--- Begin INFORMATION GIVEN ---

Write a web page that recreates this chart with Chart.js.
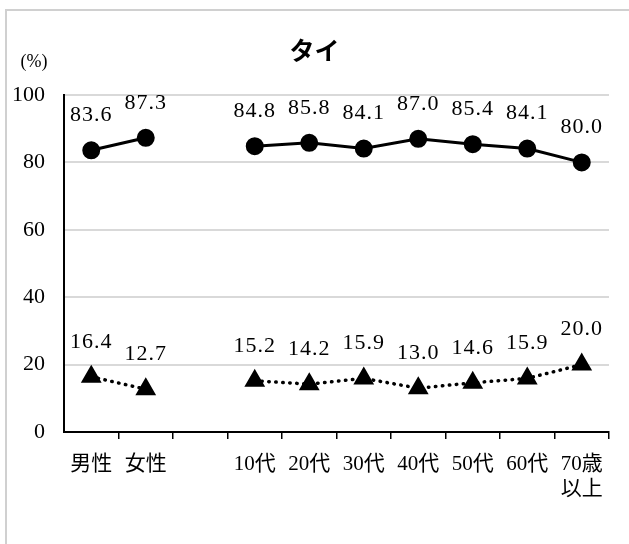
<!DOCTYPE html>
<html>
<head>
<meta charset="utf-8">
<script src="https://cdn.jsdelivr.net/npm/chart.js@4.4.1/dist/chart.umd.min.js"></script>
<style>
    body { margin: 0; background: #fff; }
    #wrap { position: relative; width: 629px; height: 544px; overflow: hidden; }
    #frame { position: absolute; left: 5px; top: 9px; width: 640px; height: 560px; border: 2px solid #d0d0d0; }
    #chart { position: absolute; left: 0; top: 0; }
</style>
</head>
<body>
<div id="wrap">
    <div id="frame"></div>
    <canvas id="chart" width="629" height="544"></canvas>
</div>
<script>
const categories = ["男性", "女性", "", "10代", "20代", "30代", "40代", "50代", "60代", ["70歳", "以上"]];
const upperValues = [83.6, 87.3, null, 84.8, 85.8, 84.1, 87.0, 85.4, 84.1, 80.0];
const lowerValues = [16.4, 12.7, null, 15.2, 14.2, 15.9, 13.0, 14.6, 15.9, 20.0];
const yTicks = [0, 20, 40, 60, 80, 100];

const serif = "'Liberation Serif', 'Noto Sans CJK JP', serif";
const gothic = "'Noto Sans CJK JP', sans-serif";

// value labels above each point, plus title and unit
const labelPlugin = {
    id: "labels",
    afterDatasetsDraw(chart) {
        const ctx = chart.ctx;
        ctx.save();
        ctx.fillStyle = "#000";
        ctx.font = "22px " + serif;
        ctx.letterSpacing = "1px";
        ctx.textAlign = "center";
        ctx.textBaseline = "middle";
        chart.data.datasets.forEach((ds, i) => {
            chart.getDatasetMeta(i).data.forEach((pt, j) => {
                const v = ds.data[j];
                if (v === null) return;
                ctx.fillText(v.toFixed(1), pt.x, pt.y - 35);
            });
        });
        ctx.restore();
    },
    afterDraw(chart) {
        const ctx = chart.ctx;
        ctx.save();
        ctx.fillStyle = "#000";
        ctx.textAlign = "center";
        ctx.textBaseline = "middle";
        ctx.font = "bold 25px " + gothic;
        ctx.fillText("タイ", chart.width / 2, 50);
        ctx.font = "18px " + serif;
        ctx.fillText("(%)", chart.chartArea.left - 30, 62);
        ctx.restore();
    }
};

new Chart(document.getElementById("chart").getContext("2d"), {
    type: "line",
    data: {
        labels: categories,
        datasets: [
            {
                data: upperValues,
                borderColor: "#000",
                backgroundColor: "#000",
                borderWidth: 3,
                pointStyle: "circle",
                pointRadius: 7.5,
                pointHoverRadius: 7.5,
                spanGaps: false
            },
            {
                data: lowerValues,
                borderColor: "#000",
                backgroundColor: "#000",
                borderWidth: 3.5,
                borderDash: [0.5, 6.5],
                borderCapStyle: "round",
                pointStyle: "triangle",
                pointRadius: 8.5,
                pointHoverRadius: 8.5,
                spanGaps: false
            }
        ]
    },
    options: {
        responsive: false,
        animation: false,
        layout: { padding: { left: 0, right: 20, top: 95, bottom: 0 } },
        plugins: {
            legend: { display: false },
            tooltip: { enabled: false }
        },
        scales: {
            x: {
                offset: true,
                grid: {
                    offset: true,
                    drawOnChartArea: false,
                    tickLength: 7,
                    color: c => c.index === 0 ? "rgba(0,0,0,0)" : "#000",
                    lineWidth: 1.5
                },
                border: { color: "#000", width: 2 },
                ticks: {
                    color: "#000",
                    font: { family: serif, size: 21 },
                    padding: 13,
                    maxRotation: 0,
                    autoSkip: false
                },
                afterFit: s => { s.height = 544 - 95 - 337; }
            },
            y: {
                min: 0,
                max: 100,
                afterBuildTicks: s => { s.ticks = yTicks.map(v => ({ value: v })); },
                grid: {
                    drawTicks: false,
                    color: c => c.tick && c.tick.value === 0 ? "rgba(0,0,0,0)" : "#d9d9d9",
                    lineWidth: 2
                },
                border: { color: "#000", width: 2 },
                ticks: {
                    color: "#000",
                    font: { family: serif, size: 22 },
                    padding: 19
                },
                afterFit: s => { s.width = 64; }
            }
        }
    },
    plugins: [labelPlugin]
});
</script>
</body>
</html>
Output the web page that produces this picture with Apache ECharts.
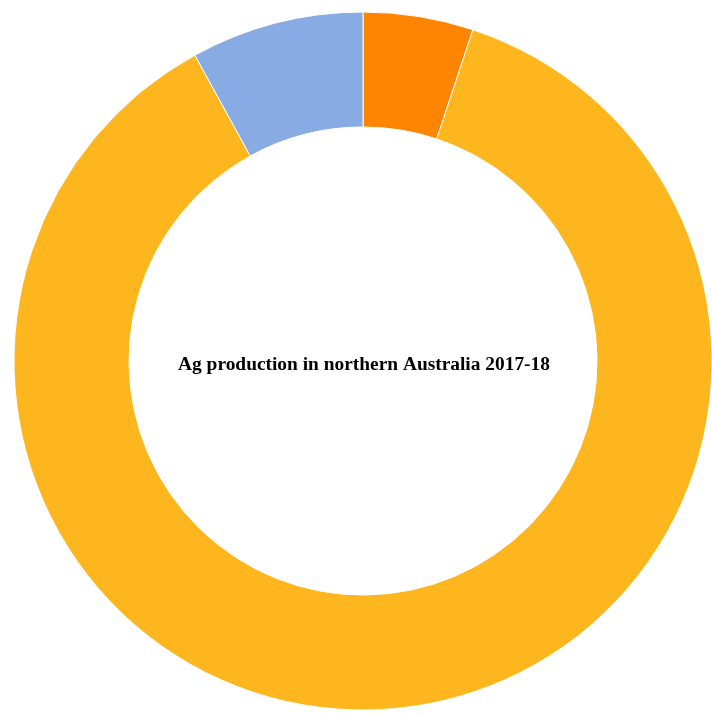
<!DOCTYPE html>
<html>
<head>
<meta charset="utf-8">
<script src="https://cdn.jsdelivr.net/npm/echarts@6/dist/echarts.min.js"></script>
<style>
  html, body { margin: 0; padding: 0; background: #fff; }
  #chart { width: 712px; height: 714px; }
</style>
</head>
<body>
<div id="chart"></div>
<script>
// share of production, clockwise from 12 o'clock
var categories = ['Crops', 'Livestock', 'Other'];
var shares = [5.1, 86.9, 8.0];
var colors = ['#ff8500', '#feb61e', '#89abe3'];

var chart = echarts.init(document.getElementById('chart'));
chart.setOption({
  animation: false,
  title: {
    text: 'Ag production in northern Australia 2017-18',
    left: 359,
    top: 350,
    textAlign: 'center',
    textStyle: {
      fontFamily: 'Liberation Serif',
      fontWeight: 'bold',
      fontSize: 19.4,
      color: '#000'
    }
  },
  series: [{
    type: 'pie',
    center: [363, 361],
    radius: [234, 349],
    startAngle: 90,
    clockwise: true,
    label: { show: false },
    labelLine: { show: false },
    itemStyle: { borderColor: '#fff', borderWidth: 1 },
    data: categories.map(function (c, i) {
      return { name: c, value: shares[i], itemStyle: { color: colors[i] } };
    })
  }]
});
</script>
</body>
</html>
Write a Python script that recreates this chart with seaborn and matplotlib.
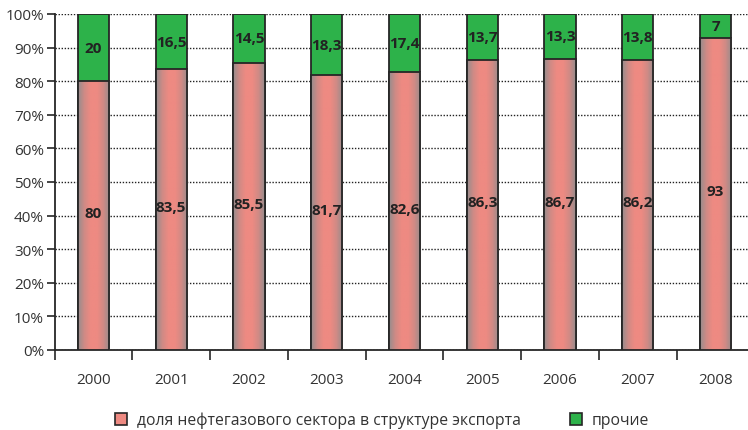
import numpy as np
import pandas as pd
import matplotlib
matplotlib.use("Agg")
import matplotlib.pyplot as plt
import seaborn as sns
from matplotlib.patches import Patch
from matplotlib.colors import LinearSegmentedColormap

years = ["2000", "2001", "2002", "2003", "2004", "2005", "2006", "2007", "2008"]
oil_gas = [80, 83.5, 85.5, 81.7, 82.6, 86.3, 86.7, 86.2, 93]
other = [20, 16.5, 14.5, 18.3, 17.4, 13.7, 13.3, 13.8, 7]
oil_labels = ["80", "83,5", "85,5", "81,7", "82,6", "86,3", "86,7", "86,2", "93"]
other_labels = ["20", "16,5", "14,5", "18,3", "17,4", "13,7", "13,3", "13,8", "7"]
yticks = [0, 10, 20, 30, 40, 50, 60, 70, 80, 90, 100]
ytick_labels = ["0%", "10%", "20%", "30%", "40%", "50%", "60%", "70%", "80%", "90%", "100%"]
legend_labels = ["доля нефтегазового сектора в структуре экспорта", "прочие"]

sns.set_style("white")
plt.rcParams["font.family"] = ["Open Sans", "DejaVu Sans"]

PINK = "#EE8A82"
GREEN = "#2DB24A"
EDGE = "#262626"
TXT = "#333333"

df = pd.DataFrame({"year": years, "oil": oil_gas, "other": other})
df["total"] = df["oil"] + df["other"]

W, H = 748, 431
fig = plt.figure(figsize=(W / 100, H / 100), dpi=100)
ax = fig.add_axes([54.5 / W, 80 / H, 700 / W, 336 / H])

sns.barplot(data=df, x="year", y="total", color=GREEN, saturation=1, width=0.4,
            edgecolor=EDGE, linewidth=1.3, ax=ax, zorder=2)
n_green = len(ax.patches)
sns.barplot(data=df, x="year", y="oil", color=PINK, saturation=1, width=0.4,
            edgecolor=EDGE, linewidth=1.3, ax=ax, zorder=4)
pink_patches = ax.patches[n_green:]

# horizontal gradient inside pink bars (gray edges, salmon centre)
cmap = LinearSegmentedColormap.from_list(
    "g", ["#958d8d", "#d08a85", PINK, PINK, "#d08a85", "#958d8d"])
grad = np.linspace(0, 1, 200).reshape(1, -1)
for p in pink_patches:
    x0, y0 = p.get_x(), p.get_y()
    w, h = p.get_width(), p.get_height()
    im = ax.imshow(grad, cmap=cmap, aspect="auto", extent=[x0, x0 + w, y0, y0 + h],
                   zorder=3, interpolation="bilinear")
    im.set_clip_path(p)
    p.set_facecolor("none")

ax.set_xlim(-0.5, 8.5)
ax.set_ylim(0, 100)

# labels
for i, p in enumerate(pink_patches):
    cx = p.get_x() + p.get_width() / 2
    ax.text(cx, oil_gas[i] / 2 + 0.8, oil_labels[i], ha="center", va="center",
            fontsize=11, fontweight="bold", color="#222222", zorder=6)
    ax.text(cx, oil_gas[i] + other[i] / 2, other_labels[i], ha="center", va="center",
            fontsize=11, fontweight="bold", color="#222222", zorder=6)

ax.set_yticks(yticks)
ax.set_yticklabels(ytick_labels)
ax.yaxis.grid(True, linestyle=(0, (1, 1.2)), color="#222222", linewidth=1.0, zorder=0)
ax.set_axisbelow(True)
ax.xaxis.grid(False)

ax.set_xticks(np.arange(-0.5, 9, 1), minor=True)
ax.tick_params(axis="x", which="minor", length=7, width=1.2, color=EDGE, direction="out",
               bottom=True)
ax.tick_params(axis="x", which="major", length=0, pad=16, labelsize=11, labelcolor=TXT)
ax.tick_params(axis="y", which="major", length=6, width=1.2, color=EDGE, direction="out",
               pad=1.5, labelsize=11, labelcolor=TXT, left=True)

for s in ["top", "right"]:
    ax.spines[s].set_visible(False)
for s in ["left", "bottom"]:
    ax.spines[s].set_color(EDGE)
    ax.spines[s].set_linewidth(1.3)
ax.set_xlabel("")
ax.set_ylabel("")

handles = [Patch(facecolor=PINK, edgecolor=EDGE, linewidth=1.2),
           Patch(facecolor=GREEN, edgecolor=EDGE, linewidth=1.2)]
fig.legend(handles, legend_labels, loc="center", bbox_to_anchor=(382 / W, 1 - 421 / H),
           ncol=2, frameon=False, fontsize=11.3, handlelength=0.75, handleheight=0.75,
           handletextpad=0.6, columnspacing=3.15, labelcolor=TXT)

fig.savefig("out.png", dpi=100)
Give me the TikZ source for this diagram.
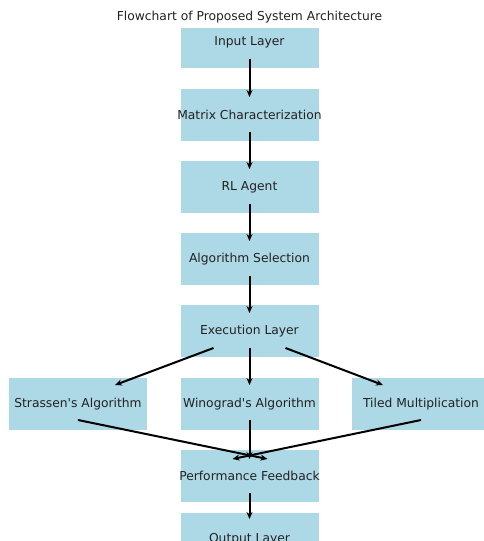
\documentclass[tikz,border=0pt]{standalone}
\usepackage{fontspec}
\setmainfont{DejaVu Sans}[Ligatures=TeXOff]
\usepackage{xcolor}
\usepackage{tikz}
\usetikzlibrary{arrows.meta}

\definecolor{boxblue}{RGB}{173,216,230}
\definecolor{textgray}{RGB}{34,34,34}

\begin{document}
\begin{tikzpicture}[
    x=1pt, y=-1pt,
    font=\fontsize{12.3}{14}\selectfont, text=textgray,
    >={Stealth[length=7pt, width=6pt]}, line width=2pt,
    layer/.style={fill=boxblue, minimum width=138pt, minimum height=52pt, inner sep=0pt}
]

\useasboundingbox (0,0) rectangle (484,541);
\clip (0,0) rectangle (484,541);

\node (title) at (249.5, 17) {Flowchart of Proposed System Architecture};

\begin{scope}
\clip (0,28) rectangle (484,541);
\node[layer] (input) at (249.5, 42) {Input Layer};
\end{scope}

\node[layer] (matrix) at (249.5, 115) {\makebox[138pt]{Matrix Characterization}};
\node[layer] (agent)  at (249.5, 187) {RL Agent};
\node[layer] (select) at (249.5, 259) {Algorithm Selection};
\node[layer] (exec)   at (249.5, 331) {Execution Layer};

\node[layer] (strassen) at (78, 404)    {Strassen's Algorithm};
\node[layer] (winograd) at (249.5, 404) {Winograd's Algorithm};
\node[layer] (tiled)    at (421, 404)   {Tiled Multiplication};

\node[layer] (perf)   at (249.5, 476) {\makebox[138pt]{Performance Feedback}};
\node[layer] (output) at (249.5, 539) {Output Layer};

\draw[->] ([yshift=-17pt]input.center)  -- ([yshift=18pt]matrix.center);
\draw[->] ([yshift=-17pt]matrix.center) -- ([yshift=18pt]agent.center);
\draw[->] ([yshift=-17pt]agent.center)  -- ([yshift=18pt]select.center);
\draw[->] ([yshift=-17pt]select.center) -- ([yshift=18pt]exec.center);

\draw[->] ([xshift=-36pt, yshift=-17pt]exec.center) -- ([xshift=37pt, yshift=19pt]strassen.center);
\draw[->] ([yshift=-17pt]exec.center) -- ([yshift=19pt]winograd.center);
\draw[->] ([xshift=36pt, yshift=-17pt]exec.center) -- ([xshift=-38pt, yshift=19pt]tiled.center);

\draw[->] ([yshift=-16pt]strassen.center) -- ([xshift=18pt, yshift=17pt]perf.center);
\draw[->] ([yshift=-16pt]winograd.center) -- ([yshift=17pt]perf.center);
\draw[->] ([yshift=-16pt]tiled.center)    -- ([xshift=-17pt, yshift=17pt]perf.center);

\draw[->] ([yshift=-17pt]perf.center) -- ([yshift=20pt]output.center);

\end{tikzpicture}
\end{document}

--- End INFORMATION GIVEN ---

TASK TO CARRY OUT: Copy out the listing above from the line containing "Write a Python" to the line containing "from matplotlib.colors import", both included, exactly as written and minus the images.

REPLY TO THE TASK:
Write a Python script that recreates this chart with seaborn and matplotlib.
import numpy as np
import pandas as pd
import matplotlib
matplotlib.use("Agg")
import matplotlib.pyplot as plt
import seaborn as sns
from matplotlib.patches import Patch
from matplotlib.colors import LinearSegmentedColormap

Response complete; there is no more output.